- Born: 4 June 1965 (age 60) La Spezia
- Occupation: Fashion designer

= Italo Zucchelli =

Italian fashion designer (born 1965)

Italo Zucchelli (born June 4, 1965, in La Spezia, Italy) is an Italian fashion designer, the Men's creative director of Calvin Klein Collection from 2004 to 2016. Designated by Calvin Klein to take over the men's wear in 2004, Italo Zucchelli is credited for amplifying the brand's minimalism and "Americanism".

==Biography==
Italo Zucchelli studied architecture in Florence for two years, and then studied design and style at Polimoda, graduating in 1988.

After working in menswear for Jil Sander and Romeo Gigli, he received a call from Calvin Klein inviting him to work on the brand's women's collection.
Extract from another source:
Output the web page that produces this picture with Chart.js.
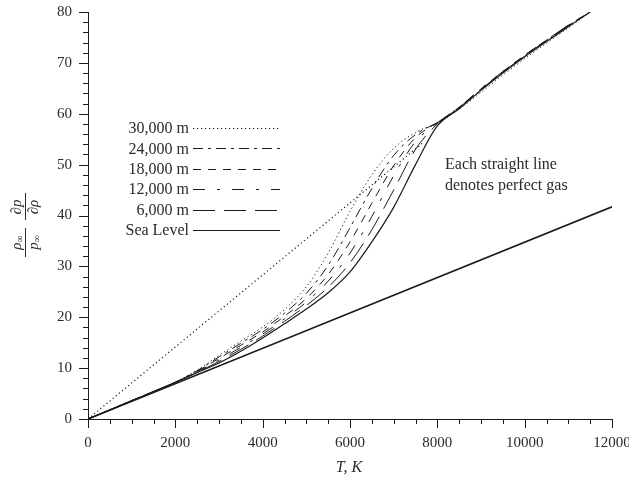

He worked with the team for 3 years. When Calvin Klein left the company in 2004, Zucchelli was promoted to Men's Creative Director of Calvin Klein.

As of February 2015, Zucchelli had organized 30 CK collection shows. In April 2016, as the company decided to assign men's and women's collections to the same designer, Italo Zucchelli left Calvin Klein.

==Design style==
Italo Zucchelli's first exposure to the CK brand was in 1982 with the ad of the brand displaying a young man wearing just underwear, a first at the time. Inspired by the "clean American" look of the brand's models and wears, Zucchelli continues the Calvin Klein tradition of formalwear with a slight athletic touch to it. He gives an equal attention to the design of its clothes and to the choice of models that wear them, as he says they embody the spirit of the brand. According to him, the "Calvin Klein guy" is strong, masculine, healthy, built, good-looking: "very American".

Italo Zucchelli has been often noted for using unique materials in his designs. He used foam from bicycle seats which he displayed at his 2009 show in New York. He also created a tuxedo jacket made of the synthetic rubber Neoprene. This plastic approach to the fabric has been tagged by Canadian fashion critic Tim Blanks as "sublime futurism". Some of his work is colorful, like the red fluorescent suit exhibited at the 2009 NY Show, or the bright-colored leggings inspired by Australian surfers and revealed in 2007.

Zucchelli's 2015 fall collection was inspired by the book Sex and Suits by Anne Hollander.